Despite further decline in domestic business travel, the US Travel Association’s latest Travel Trends Index (TTI) indicates that travel to and within the US expanded overall in March, and predicts a moderate overall uptick in travel through mid-2016, thanks to solid domestic leisure travel demand and expected strengthening in international inbound visitation numbers.
The March Current Travel Index (CTI) registered 51.3 in March, showing overall growth in travel demand in March. The CTI has read above 50, indicating growth for 75 straight months.
After lagging behind domestic travel for much of 2015, international inbound travel to the US showed signs of life in March 2016 and is on track to pick up in the coming months.
The news is not nearly as good for domestic business travel, which continued its run in negative territory amid persistent uncertainty in international markets and the accompanying dip in global business confidence.
Travel to and within the US grew overall in March 2016, compared to March 2015, thanks to strengthening domestic leisure travel coupled with steady, though still subdued, growth in international travel. While the pace of international inbound travel trailed domestic for the ninth month in a row in March, the predictive 3-month Leading Travel Index (LTI) rose to 51.3 (a number greater than 50 indicates growth), indicating that international demand may soon pick up. U.S. Travel researchers project a bump in international arrivals in the near future, which is anticipated to grow slightly faster than overall domestic travel during the next three and six months.

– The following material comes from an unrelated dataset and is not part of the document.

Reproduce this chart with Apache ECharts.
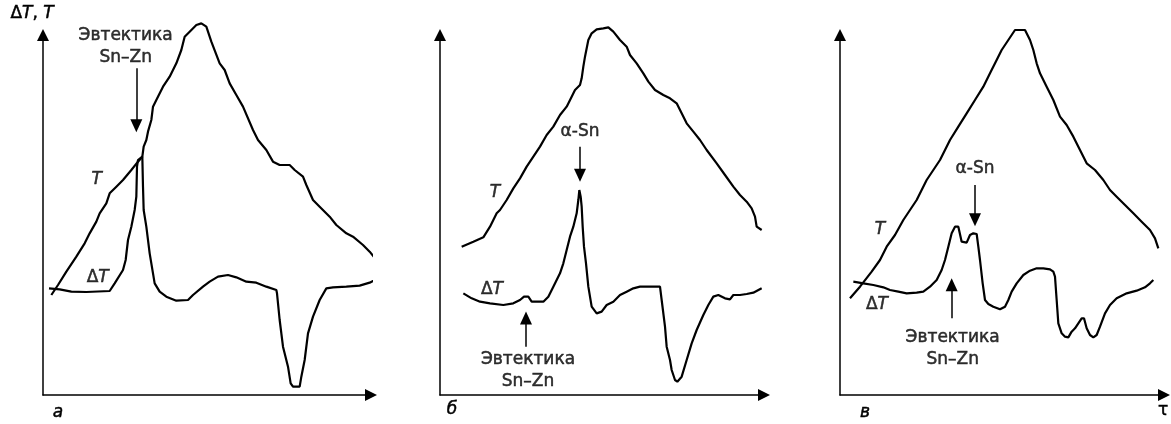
<!DOCTYPE html>
<html><head><meta charset="utf-8">
<script src="https://cdn.jsdelivr.net/npm/echarts@6/dist/echarts.min.js"></script>
<style>html,body{margin:0;padding:0;background:#fff}#c{width:1171px;height:424px}</style>
</head><body><div id="c"></div>
<script>
// Values in arbitrary units (time along x, signal along y)
const T_a = [[25,300],[45,330],[70,370],[100,415],[125,455],[140,485],[160,520],[170,545],[190,575],[200,605],[220,625],[240,645],[265,675],[285,700],[298,715],[302,745],[310,765],[315,790],[325,825],[330,865],[340,885],[360,925],[380,955],[400,995],[415,1035],[425,1075],[440,1090],[460,1110],[475,1115],[490,1105],[505,1060],[530,995],[545,975],[560,935],[580,900],[600,865],[630,795],[645,765],[670,735],[690,700],[710,690],[740,690],[755,675],[780,655],[790,630],[810,585],[830,565],[860,535],[880,510],[910,485],[930,475],[960,450],[980,430],[1000,405],[1015,380]];
const dT_a = [[18,320],[50,317],[85,310],[130,309],[200,312],[215,335],[240,375],[248,405],[255,465],[265,505],[275,555],[280,595],[282,685],[285,705],[298,715],[300,625],[302,555],[310,505],[320,425],[330,365],[335,335],[350,310],[370,295],[400,283],[435,285],[450,300],[480,325],[500,340],[525,355],[555,360],[580,353],[610,340],[640,337],[670,325],[700,315],[702,305],[710,225],[720,145],[735,85],[743,35],[750,25],[770,25],[775,55],[785,105],[795,185],[810,235],[830,285],[850,320],[870,323],[910,325],[950,328],[980,337],[1005,350]];
const T_b = [[65,445],[100,460],[130,473],[150,505],[170,545],[180,555],[200,585],[220,620],[240,650],[260,685],[280,715],[300,745],[320,780],[340,805],[360,840],[380,865],[395,895],[405,915],[420,930],[425,950],[430,985],[435,1015],[445,1065],[455,1085],[470,1097],[490,1100],[505,1103],[520,1090],[540,1065],[560,1045],[570,1020],[590,995],[610,965],[625,940],[645,915],[670,900],[690,890],[710,875],[725,845],[740,815],[760,790],[780,765],[800,735],[830,695],[855,660],[880,625],[900,600],[920,580],[935,560],[945,535],[950,505],[965,495]];
const dT_b = [[70,305],[95,290],[120,280],[150,275],[190,270],[220,275],[240,285],[252,295],[258,300],[265,295],[275,280],[290,280],[310,280],[325,295],[340,325],[360,365],[370,395],[380,435],[390,475],[400,505],[410,545],[415,585],[418,615],[422,595],[425,565],[428,505],[432,445],[438,395],[445,325],[455,265],[470,245],[485,250],[500,270],[520,280],[540,300],[560,310],[580,320],[600,325],[630,325],[660,325],[665,285],[675,205],[680,145],[690,105],[695,75],[705,45],[712,40],[725,55],[740,105],[755,155],[770,195],[790,240],[805,270],[820,295],[835,300],[855,290],[870,287],[880,300],[900,300],[920,303],[940,307],[965,320]];
const T_c = [[30,290],[60,325],[95,370],[120,405],[140,445],[165,480],[190,525],[210,555],[230,585],[245,615],[260,645],[280,675],[300,705],[315,735],[330,765],[355,805],[380,845],[405,885],[430,925],[450,965],[470,1005],[485,1035],[505,1065],[525,1095],[555,1095],[570,1065],[580,1035],[590,995],[600,965],[620,925],[640,885],[660,835],[680,810],[700,775],[720,735],[740,695],[765,675],[790,645],[810,615],[830,595],[855,570],[880,545],[905,520],[930,495],[945,470],[955,440]];
const dT_c = [[40,340],[70,335],[100,330],[130,323],[150,315],[175,310],[200,305],[230,307],[250,310],[270,325],[290,345],[305,375],[315,405],[325,445],[335,485],[345,505],[355,505],[365,460],[380,457],[390,480],[400,485],[410,483],[415,445],[420,405],[428,335],[435,285],[445,273],[460,265],[480,257],[495,265],[505,285],[515,310],[530,335],[550,360],[570,373],[590,380],[610,380],[630,377],[640,370],[645,355],[650,285],[655,215],[665,185],[675,175],[685,173],[695,190],[705,200],[715,215],[725,230],[732,230],[740,200],[750,180],[760,173],[770,180],[780,205],[795,245],[810,270],[830,290],[860,305],[890,313],[915,323],[930,335],[940,345]];

// Annotation arrows: [x, yStart, yEnd]
const arrows_a = [[280,980,808]];
const arrows_b = [[420,745,659],[258,145,231]];
const arrows_c = [[405,630,526],[335,230,331]];

// Text annotations: [x, y, text]
const labels_a = [[248,1044,'{n|Эвтектика}\n{n|Sn–Zn}'],[161,645,'{i|T}'],[164,351,'{n|Δ}{i|T}']];
const labels_b = [[420,789,'{n|α-Sn}'],[264,72,'{n|Эвтектика}\n{n|Sn–Zn}'],[165,606,'{i|T}'],[156,315,'{n|Δ}{i|T}']];
const labels_c = [[405,678,'{n|α-Sn}'],[338,138,'{n|Эвтектика}\n{n|Sn–Zn}'],[120,495,'{i|T}'],[111,270,'{n|Δ}{i|T}']];

const panelLetters = ['а','б','в'];
const xMax = [984, 972, 972];
const yMax = 1080;

const FONT = 'DejaVu Sans';
const FS = 17;
const rich = {
  n: {fontFamily: FONT, fontSize: FS, color: '#000', lineHeight: 22, textBorderColor: '#000', textBorderWidth: 0.5},
  i: {fontFamily: FONT, fontSize: FS, color: '#000', fontStyle: 'italic', lineHeight: 22, textBorderColor: '#000', textBorderWidth: 0.5}
};

const grids = [
  {left: 43, top: 35, width: 328, height: 360},
  {left: 440, top: 35, width: 324, height: 360},
  {left: 840, top: 35, width: 324, height: 360}
];

const axisLine = {show: true, symbol: ['none', 'triangle'], symbolSize: [12, 12], lineStyle: {color: '#000', width: 1.5}};
const xAxes = grids.map((g, i) => ({type: 'value', gridIndex: i, min: 0, max: xMax[i], axisLine, axisTick: {show: false}, axisLabel: {show: false}, splitLine: {show: false}}));
const yAxes = grids.map((g, i) => ({type: 'value', gridIndex: i, min: 0, max: yMax, axisLine, axisTick: {show: false}, axisLabel: {show: false}, splitLine: {show: false}}));

const curves = [[T_a, dT_a], [T_b, dT_b], [T_c, dT_c]];
const arrows = [arrows_a, arrows_b, arrows_c];
const labels = [labels_a, labels_b, labels_c];

const series = [];
curves.forEach((pair, i) => {
  pair.forEach((d, k) => {
    const s = {
      type: 'line', xAxisIndex: i, yAxisIndex: i, data: d, showSymbol: false, symbol: 'none',
      clip: false, silent: true, lineStyle: {color: '#000', width: 2.2}, z: 3
    };
    if (k === 0) {
      s.markLine = {
        silent: true, symbol: ['none', 'triangle'], symbolSize: [12, 13],
        lineStyle: {color: '#000', width: 1.5, type: 'solid'}, label: {show: false},
        data: arrows[i].map(a => [{coord: [a[0], a[1]]}, {coord: [a[0], a[2]]}])
      };
    }
    series.push(s);
  });
  series.push({
    type: 'scatter', xAxisIndex: i, yAxisIndex: i, symbolSize: 1, clip: false, silent: true,
    itemStyle: {color: 'rgba(0,0,0,0)'},
    label: {show: true, position: 'inside', formatter: p => p.data[2], rich, color: '#000'},
    data: labels[i]
  });
});

// axis name of the first panel, as a label on the y axis
yAxes[0].name = '{n|Δ}{i|T}{n|, }{i|T}';
yAxes[0].nameLocation = 'end';
yAxes[0].nameGap = 10;
yAxes[0].nameTextStyle = {rich, align: 'center', padding: [0, 22, 0, 0]};

const letterStyle = (t, italic) => ({text: t, x: 0, y: 0, align: 'center', verticalAlign: 'middle',
  font: (italic ? 'italic ' : '') + FS + 'px "' + FONT + '"', fill: '#000', stroke: '#000', lineWidth: 0.5});

const chart = echarts.init(document.getElementById('c'), null, {renderer: 'canvas'});
chart.setOption({
  animation: false,
  backgroundColor: '#fff',
  grid: grids,
  xAxis: xAxes,
  yAxis: yAxes,
  series,
  graphic: [
    {type: 'text', x: 58, y: 413, style: letterStyle(panelLetters[0], true)},
    {type: 'text', x: 452, y: 410, style: letterStyle(panelLetters[1], true)},
    {type: 'text', x: 865, y: 413, style: letterStyle(panelLetters[2], true)},
    {type: 'text', x: 1163, y: 411, style: letterStyle('τ', false)}
  ]
});
</script></body></html>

“This month’s TTI readings signal that, despite the weight of the strong US dollar on foreign buying power, a rebound for international travel to the U.S. appears to be on the horizon,” said US Travel Association Senior Vice President for Research David Huether. “The continued softness of business travel is worth keeping an eye on, but for the moment is more than offset by strength in the rest of the travel market.”
The business Current Travel Index (CTI) plunged again in March from 49.6 to 48. As businesses remain cautious in the face of generally subdued business confidence and mixed global economic indicators, this segment of the US travel market will likely continue to underperform throughout the summer months.

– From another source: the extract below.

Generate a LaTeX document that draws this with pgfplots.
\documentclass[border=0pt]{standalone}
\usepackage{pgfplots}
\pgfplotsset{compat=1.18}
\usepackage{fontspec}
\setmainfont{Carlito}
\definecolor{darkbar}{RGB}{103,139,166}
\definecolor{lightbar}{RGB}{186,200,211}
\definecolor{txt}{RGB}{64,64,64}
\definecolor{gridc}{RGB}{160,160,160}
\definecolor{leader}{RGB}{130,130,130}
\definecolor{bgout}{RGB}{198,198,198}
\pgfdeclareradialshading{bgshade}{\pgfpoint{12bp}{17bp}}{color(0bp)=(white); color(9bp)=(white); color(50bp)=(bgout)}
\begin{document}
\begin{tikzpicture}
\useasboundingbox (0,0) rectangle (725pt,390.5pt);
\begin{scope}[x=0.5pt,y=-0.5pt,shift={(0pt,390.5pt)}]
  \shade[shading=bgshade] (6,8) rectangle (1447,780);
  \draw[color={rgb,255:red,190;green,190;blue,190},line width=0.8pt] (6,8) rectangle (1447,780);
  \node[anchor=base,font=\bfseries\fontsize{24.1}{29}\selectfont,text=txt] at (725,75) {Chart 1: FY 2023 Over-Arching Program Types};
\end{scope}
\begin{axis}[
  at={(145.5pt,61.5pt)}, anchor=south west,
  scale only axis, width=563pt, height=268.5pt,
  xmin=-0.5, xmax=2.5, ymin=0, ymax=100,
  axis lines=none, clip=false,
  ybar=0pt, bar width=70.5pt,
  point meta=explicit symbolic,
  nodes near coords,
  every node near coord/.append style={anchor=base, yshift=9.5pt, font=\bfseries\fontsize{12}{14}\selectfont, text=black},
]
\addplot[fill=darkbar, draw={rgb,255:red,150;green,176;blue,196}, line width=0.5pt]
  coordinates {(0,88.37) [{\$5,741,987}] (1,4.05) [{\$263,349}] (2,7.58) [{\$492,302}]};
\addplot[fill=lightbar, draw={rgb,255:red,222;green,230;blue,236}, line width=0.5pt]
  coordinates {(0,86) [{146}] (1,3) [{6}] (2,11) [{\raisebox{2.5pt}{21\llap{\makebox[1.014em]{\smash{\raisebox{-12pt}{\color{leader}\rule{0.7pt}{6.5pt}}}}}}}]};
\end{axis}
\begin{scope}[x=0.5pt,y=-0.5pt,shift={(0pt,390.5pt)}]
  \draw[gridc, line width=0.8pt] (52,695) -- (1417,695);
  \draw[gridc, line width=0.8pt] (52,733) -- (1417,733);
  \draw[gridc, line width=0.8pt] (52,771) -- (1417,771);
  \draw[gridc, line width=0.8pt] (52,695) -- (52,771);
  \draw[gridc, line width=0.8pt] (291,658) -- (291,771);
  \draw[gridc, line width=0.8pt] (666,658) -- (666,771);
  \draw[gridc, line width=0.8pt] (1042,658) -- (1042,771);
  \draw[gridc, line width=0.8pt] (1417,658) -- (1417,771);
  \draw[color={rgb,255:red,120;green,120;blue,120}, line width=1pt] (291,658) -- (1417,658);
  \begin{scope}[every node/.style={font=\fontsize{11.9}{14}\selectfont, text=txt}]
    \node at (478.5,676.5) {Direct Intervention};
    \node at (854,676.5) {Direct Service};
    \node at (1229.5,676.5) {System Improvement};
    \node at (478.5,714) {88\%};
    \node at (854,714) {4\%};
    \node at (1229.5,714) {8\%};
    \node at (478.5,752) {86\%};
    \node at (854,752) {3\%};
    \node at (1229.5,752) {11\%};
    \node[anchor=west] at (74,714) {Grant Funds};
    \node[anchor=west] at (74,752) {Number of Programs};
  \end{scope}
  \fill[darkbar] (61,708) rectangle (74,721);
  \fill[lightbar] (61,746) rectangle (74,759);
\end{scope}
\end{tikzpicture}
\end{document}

The TTI consists of the Current Travel Index (CTI), which measures the number of person trips involving hotel stays and/or flights each month, and the Leading Travel Index (LTI), which measures the likely average pace and direction of business and leisure travel, both domestic and international inbound. It assigns a numeric score to every travel segment it examines—domestic and international, leisure and business—in current, 3-month predictive and 6-month predictive indicators. As with many indices similarly measuring industry performance, a score above 50 indicates growth, and a score below 50 indicates contraction.
In the full Travel Trends Index report, the 3-month and 6-month predictive Leading Travel Indices (which predict future industry performance) indicate a growth rate of around two percent, on average, through September 2016, with readings of 51.2 and 51.1, respectively.
The US Travel Association developed the TTI in partnership with Oxford Economics, and draws from multiple data sources to develop these monthly readings.